|Ph.D Student||Tzunz-Henig Noa|
|Subject||Transcriptional Profiling and Pathway Analysis of Response|
to Interferon-Beta in Immune Cells and Multiple
|Department||Department of Medicine||Supervisors||Professor Ariel Miller|
|Professor Ron Pinter|
|Full Thesis text|
Multiple Sclerosis (MS) is an autoimmune disorder of the central nervous system with T cells, monocytes and B cells shown to be involved in its pathophysiology. Interferon β (IFN-β) is widely used immunomodulator drug for treating MS. In this study we characterized the transcriptional response of monocytes to IFN-β in order to identify novel, cell-specific IFN-β functions and pathways. We looked for perturbations in the IFN signaling in monocytes from MS patients compared to healthy controls, and tested the hypothesis that altered stability of transcripts affects the clinical response to IFN-β treatment.
Using Illumina microarrays, we compared the gene expression profiles of monocytes and T cells in response to in-vitro priming with TNF-α and overnight IFN-β stimulation. Many of the differentially expressed genes (DEGs) in the IFN-β-exposed monocytes were involved in immune functions, cell migration, and protein translation. Network and pathway analysis of the IFN-β-exposed monocytes revealed pathways that had not been previously described in connection to IFN-β response, such as the high-mobility group box-1 (HMGB1) signaling pathway. However, most DEGs in the IFN-β-exposed monocytes did not cluster to known networks or canonical pathways, suggesting a different mechanism of transcription regulation by IFN-β in monocytes.

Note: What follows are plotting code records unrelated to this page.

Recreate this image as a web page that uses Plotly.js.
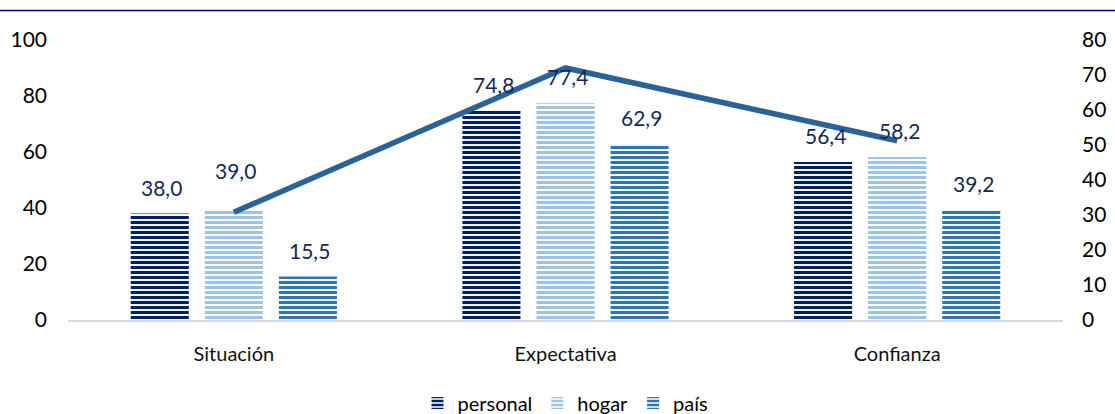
<!DOCTYPE html>
<html>
<head>
<meta charset="utf-8">
<script src="https://cdn.plot.ly/plotly-3.0.1.min.js"></script>
<style>
  html, body { margin: 0; padding: 0; background: #fff; }
  #chart { width: 1115px; height: 414px; }
</style>
</head>
<body>
<div id="chart"></div>
<script>
// ---- data ----
const categories = ["Situación", "Expectativa", "Confianza"];
const personal = [38.0, 74.8, 56.4];
const hogar = [39.0, 77.4, 58.2];
const pais = [15.5, 62.9, 39.2];
const indice = [30.8, 72.0, 51.2];   // line, right axis
const seriesNames = ["personal", "hogar", "país"];
const leftTicks = [0, 20, 40, 60, 80, 100];
const rightTicks = [0, 10, 20, 30, 40, 50, 60, 70, 80];

// ---- styles ----
const FONT = "Lato, 'Open Sans', sans-serif";
const colors = ["#002060", "#9dc3e6", "#2e75b6"];
const labelColor = "#14285a";
const barSeries = [personal, hogar, pais];

const traces = barSeries.map((vals, i) => ({
  type: "bar",
  name: seriesNames[i],
  x: categories,
  y: vals,
  marker: {
    color: colors[i],
    line: { width: 0 },
    pattern: { shape: "-", fgcolor: colors[i], bgcolor: "#ffffff", size: 5, solidity: 0.62, fillmode: "replace" }
  },
  hoverinfo: "skip"
}));

traces.push({
  type: "scatter",
  mode: "lines",
  x: categories,
  y: indice,
  yaxis: "y2",
  line: { color: "#2a6399", width: 5.5 },
  showlegend: false,
  hoverinfo: "skip"
});

// data labels above bars
const bargap = 0.33, bargroupgap = 0.216;
const slot = (1 - bargap) / 3;
const extraShift = { "1-0": 14 };  // nudge for the label the line would overlap
const annotations = [];
barSeries.forEach((vals, s) => {
  vals.forEach((v, c) => {
    annotations.push({
      x: c + (s - 1) * slot,
      y: v,
      xref: "x",
      yref: "y",
      text: v.toFixed(1).replace(".", ","),
      showarrow: false,
      yanchor: "bottom",
      xanchor: "center",
      yshift: 12 + (extraShift[s + "-" + c] || 0),
      xshift: 2,
      font: { family: FONT, size: 21, color: labelColor }
    });
  });
});

const W = 1115, mL = 68, mR = 52;
const plotW = W - mL - mR;

const layout = {
  width: 1115,
  height: 414,
  margin: { l: mL, r: mR, t: 40, b: 94, autoexpand: false },
  paper_bgcolor: "#ffffff",
  plot_bgcolor: "#ffffff",
  barmode: "group",
  bargap: bargap,
  bargroupgap: bargroupgap,
  separators: ",.",
  font: { family: FONT, color: "#000000" },
  xaxis: {
    type: "category",
    showgrid: false,
    zeroline: false,
    showline: true,
    linecolor: "#d9d9d9",
    linewidth: 2,
    ticks: "",
    ticklabelstandoff: 15,
    tickfont: { family: FONT, size: 20, color: "#111111" },
    fixedrange: true
  },
  yaxis: {
    range: [0, 100],
    tickvals: leftTicks,
    showgrid: false,
    zeroline: false,
    showline: false,
    ticks: "",
    ticklabelstandoff: 20,
    tickfont: { family: FONT, size: 21, color: "#000000" },
    fixedrange: true
  },
  yaxis2: {
    range: [0, 80],
    tickvals: rightTicks,
    overlaying: "y",
    side: "right",
    showgrid: false,
    zeroline: false,
    showline: false,
    ticks: "",
    ticklabelstandoff: 18,
    tickfont: { family: FONT, size: 21, color: "#000000" },
    fixedrange: true
  },
  legend: {
    orientation: "h",
    x: 0.5,
    xanchor: "center",
    yref: "container",
    y: 11 / 414,
    yanchor: "middle",
    font: { family: FONT, size: 20, color: "#000000" },
    itemwidth: 30,
    traceorder: "normal"
  },
  shapes: [{
    type: "line",
    xref: "paper",
    yref: "paper",
    x0: -mL / plotW,
    x1: (W - mL) / plotW,
    y0: 1 + 29.5 / 280,
    y1: 1 + 29.5 / 280,
    line: { color: "#000080", width: 1.5 }
  }],
  annotations: annotations,
  showlegend: true
};

Plotly.newPlot("chart", traces, layout, { displayModeBar: false, staticPlot: true });
</script>
</body>
</html>
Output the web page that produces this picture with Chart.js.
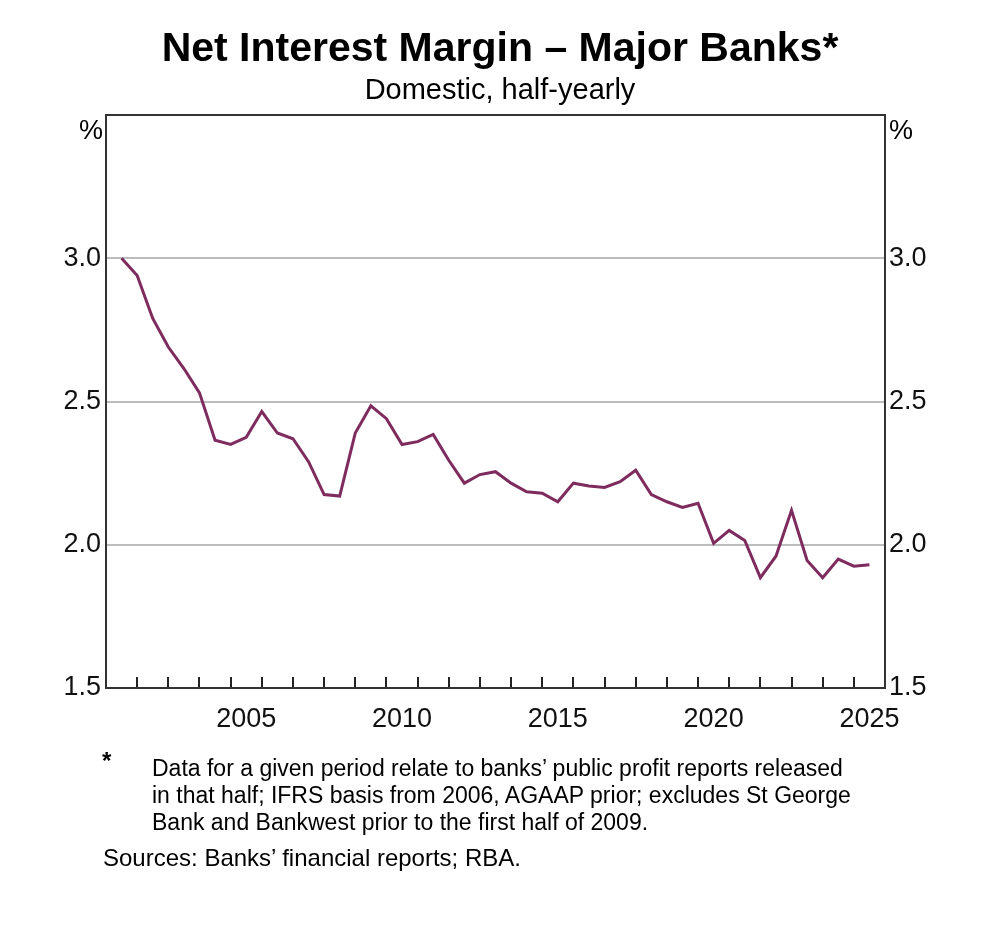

Based on these findings and the important role of monocytes in MS, we compared the expression profiles of monocytes from MS patients versus healthy controls after in-vitro IFN-b induction. We found the expression profiles to be highly similar, with 80% of the DEGs common to both groups. Only a few DEGs were highlighted, such as PADI4 and CX3CR1, which were previously recognized in the context of MS. Few other genes, such as RNF130, were novel.
To study an additional pharmacogenetic aspect of IFN-β response we used lymphoblastoid cell lines (LCLs) derived from MS patients with defined clinical response phenotype. We hypothesized that altered stability of transcripts may partially affect the clinical response of patients to IFN-b. The RNA degradation rates of 9 transcripts were compared between good and poor responders. Two transcripts, IL15RA and IRF7, showed statistically significant differences in the decay rates, supporting our hypothesis.
We demonstrated in this study that the monocyte response to IFN-β is distinct from the T cell response and involves novel IFN-β response genes and pathways. This also emphasizes the importance of cell-specific datasets for elucidating the spectrum of cytokine-mediated effects, and contributes to the understanding of the regulatory effects of IFN-β.